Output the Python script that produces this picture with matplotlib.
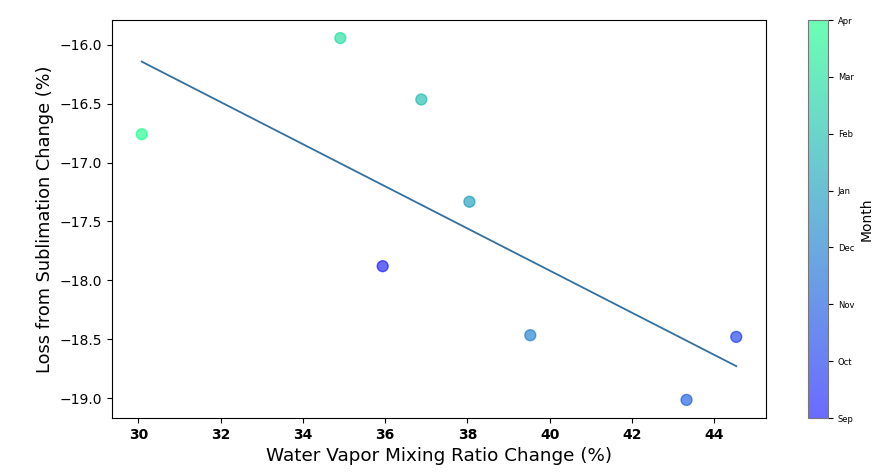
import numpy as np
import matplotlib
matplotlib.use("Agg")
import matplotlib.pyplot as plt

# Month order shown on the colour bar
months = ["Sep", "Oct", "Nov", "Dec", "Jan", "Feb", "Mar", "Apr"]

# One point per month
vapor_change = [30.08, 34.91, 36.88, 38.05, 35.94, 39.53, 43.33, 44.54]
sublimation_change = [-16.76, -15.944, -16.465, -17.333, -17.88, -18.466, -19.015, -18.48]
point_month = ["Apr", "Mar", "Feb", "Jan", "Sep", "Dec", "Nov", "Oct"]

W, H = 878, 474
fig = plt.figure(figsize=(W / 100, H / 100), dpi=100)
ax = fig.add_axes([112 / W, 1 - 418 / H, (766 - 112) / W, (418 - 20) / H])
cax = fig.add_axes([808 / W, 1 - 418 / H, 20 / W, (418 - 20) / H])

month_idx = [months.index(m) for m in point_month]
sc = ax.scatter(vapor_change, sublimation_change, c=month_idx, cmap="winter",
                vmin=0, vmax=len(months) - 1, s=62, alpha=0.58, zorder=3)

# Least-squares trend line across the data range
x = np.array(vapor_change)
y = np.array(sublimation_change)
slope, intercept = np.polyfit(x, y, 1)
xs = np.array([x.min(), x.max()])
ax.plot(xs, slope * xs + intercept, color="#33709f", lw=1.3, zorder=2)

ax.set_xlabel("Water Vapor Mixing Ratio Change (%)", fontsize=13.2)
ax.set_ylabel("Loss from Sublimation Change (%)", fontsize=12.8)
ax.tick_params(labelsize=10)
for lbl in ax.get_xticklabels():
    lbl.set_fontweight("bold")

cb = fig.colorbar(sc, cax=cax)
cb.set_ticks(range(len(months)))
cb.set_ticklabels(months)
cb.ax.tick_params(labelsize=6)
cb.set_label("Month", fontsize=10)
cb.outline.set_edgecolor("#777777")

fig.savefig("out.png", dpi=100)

...

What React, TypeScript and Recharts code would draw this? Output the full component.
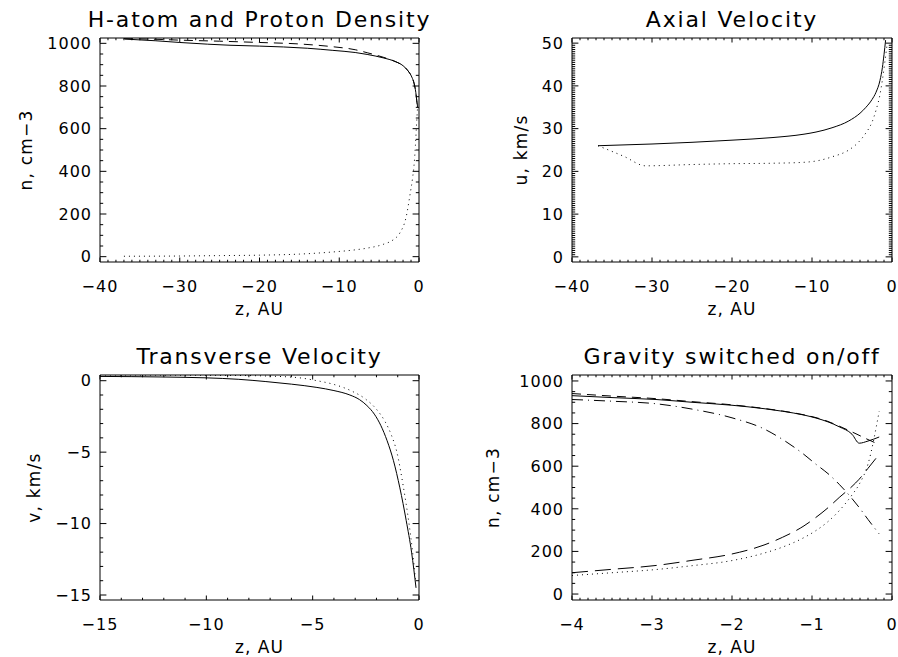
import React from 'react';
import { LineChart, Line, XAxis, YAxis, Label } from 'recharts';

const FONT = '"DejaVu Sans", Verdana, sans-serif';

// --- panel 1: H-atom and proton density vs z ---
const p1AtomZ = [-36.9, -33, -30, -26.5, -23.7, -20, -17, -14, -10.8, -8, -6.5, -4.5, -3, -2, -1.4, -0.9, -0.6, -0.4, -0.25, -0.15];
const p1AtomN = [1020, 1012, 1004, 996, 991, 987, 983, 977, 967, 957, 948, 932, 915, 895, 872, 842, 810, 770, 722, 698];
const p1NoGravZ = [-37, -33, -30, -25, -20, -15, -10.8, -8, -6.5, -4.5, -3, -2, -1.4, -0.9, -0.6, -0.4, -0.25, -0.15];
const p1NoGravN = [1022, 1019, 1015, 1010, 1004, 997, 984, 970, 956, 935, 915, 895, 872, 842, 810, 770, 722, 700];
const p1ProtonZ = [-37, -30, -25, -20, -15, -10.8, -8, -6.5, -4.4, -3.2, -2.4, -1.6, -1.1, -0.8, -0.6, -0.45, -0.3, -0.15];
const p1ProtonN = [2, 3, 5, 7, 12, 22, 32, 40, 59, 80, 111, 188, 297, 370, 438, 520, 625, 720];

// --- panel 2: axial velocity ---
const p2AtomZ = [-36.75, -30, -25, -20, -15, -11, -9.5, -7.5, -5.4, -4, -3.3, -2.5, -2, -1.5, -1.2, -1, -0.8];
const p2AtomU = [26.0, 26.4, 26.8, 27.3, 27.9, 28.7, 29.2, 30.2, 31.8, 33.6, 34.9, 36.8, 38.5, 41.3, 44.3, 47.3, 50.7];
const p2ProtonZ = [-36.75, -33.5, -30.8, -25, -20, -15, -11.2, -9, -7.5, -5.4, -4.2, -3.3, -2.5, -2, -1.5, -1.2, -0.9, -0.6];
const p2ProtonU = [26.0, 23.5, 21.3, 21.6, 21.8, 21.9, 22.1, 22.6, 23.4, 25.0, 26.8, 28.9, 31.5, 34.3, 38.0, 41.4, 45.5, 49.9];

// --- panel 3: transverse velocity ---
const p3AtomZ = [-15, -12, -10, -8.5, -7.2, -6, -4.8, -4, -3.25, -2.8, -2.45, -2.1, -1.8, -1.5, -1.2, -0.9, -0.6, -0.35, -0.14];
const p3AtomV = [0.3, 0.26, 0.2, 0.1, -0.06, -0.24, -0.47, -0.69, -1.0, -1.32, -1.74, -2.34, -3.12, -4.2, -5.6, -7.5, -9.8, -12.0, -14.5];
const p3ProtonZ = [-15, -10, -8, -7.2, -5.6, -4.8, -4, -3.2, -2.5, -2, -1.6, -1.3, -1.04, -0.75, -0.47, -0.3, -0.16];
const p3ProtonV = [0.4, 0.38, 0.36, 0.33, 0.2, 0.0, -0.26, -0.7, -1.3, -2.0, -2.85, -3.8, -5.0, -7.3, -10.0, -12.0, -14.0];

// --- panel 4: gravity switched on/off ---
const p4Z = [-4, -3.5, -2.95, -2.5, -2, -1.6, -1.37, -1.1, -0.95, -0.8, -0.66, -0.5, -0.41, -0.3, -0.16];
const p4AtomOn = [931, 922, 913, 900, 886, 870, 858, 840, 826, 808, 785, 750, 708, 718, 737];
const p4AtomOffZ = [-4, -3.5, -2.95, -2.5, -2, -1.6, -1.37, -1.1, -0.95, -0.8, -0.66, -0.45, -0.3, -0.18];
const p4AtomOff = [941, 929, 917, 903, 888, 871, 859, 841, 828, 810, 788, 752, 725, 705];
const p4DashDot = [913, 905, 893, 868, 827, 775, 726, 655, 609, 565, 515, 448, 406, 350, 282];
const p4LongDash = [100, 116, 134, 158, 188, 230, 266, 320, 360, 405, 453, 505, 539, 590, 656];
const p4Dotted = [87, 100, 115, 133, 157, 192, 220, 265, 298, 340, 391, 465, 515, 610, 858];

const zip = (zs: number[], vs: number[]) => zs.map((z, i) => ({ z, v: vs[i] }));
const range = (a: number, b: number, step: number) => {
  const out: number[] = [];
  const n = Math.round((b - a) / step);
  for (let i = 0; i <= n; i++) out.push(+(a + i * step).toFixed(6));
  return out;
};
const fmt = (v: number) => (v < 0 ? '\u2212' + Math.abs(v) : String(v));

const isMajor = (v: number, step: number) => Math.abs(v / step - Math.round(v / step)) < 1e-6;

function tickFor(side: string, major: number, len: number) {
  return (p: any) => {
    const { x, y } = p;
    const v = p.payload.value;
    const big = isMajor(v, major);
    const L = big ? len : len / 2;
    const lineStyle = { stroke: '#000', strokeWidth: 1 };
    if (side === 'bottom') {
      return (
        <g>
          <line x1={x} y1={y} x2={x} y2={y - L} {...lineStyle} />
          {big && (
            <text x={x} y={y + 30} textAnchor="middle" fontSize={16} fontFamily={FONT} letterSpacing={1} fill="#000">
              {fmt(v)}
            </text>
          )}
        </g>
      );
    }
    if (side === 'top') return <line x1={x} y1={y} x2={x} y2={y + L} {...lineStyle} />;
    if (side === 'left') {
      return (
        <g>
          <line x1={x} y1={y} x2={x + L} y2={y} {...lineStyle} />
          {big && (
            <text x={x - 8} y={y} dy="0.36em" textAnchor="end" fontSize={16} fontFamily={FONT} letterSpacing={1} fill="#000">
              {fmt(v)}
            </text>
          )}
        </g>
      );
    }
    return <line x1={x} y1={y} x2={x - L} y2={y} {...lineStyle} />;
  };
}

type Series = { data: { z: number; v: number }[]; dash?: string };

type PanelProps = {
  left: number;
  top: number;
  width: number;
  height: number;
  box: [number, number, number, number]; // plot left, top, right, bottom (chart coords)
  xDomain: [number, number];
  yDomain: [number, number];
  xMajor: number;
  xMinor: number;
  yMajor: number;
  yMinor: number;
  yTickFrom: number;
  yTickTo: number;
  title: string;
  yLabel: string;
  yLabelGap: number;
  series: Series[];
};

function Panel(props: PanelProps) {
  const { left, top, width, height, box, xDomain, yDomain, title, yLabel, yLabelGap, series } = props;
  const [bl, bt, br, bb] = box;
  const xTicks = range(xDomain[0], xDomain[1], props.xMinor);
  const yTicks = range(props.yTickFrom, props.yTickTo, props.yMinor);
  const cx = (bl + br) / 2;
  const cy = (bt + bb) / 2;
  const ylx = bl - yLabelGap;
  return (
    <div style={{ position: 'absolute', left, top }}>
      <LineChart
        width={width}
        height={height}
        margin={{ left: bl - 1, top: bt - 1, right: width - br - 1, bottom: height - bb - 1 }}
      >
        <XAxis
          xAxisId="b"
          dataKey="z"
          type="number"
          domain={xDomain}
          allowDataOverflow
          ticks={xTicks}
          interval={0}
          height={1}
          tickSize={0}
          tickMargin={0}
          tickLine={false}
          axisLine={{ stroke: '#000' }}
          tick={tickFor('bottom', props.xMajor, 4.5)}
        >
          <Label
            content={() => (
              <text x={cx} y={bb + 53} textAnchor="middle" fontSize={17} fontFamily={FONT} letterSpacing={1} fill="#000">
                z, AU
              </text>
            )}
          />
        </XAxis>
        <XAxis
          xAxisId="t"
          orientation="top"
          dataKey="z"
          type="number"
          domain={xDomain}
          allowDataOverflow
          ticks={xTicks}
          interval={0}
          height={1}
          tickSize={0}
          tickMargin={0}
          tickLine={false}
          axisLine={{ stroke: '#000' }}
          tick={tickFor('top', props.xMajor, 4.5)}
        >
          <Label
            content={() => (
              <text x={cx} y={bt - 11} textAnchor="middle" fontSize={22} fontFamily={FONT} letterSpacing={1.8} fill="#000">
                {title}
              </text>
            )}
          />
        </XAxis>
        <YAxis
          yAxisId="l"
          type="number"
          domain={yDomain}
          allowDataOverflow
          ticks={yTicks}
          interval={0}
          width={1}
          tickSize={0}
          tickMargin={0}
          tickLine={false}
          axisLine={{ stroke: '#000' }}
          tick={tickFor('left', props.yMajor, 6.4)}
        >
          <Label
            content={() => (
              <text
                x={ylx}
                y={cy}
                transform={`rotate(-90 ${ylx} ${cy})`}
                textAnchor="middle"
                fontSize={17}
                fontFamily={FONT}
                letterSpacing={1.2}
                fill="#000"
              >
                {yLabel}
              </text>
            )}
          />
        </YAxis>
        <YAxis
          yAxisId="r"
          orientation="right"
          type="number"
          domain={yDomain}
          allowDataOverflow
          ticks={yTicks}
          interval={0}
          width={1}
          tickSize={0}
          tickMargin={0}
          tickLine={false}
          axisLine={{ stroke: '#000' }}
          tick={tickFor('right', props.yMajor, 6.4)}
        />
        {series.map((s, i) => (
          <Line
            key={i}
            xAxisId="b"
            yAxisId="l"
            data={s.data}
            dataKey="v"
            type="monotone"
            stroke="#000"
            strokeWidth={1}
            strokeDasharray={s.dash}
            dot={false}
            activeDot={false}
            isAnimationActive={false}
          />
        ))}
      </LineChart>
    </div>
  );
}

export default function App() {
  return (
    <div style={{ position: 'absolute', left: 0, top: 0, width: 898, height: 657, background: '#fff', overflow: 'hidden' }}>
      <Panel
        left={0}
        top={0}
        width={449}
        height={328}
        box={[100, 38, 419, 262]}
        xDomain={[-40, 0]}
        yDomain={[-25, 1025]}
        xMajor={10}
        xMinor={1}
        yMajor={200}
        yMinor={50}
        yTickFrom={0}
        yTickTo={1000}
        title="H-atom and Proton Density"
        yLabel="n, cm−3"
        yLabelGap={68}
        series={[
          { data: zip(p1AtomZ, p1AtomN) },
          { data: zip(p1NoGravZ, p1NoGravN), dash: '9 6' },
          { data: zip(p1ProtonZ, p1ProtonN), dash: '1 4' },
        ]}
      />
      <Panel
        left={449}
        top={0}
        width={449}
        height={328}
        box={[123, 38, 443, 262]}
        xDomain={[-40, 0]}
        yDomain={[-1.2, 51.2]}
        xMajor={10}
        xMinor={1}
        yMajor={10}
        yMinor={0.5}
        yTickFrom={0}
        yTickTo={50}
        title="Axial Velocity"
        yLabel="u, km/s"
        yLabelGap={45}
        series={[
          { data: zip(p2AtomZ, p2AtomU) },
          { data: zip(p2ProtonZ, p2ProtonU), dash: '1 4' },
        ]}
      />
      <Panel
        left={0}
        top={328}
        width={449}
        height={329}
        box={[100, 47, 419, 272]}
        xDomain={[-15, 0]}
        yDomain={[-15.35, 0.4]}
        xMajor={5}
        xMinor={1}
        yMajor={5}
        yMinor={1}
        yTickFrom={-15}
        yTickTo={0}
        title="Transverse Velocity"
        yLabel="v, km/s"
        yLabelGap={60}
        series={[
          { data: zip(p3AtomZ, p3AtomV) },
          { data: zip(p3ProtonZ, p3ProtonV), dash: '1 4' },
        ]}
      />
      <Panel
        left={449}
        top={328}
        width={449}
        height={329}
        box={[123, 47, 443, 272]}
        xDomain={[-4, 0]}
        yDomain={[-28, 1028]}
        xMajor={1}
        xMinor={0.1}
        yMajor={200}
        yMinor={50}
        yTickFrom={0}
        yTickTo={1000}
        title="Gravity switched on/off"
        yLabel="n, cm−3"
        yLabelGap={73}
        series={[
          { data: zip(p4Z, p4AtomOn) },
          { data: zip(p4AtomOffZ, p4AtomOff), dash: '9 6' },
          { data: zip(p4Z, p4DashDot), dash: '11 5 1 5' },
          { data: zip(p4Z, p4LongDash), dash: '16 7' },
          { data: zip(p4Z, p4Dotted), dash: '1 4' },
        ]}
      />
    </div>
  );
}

PROBLEM DETAILS. Begin with the line where "Output the Python" appears and end with the line where "vmin=0, vmax=len(months) - 1, s=62, alpha=0.58, zorder=3)" appears. Copy only that stretch, exactly, with no pictures.

SOLUTION.
Output the Python script that produces this picture with matplotlib.
import numpy as np
import matplotlib
matplotlib.use("Agg")
import matplotlib.pyplot as plt

# Month order shown on the colour bar
months = ["Sep", "Oct", "Nov", "Dec", "Jan", "Feb", "Mar", "Apr"]

# One point per month
vapor_change = [30.08, 34.91, 36.88, 38.05, 35.94, 39.53, 43.33, 44.54]
sublimation_change = [-16.76, -15.944, -16.465, -17.333, -17.88, -18.466, -19.015, -18.48]
point_month = ["Apr", "Mar", "Feb", "Jan", "Sep", "Dec", "Nov", "Oct"]

W, H = 878, 474
fig = plt.figure(figsize=(W / 100, H / 100), dpi=100)
ax = fig.add_axes([112 / W, 1 - 418 / H, (766 - 112) / W, (418 - 20) / H])
cax = fig.add_axes([808 / W, 1 - 418 / H, 20 / W, (418 - 20) / H])

month_idx = [months.index(m) for m in point_month]
sc = ax.scatter(vapor_change, sublimation_change, c=month_idx, cmap="winter",
                vmin=0, vmax=len(months) - 1, s=62, alpha=0.58, zorder=3)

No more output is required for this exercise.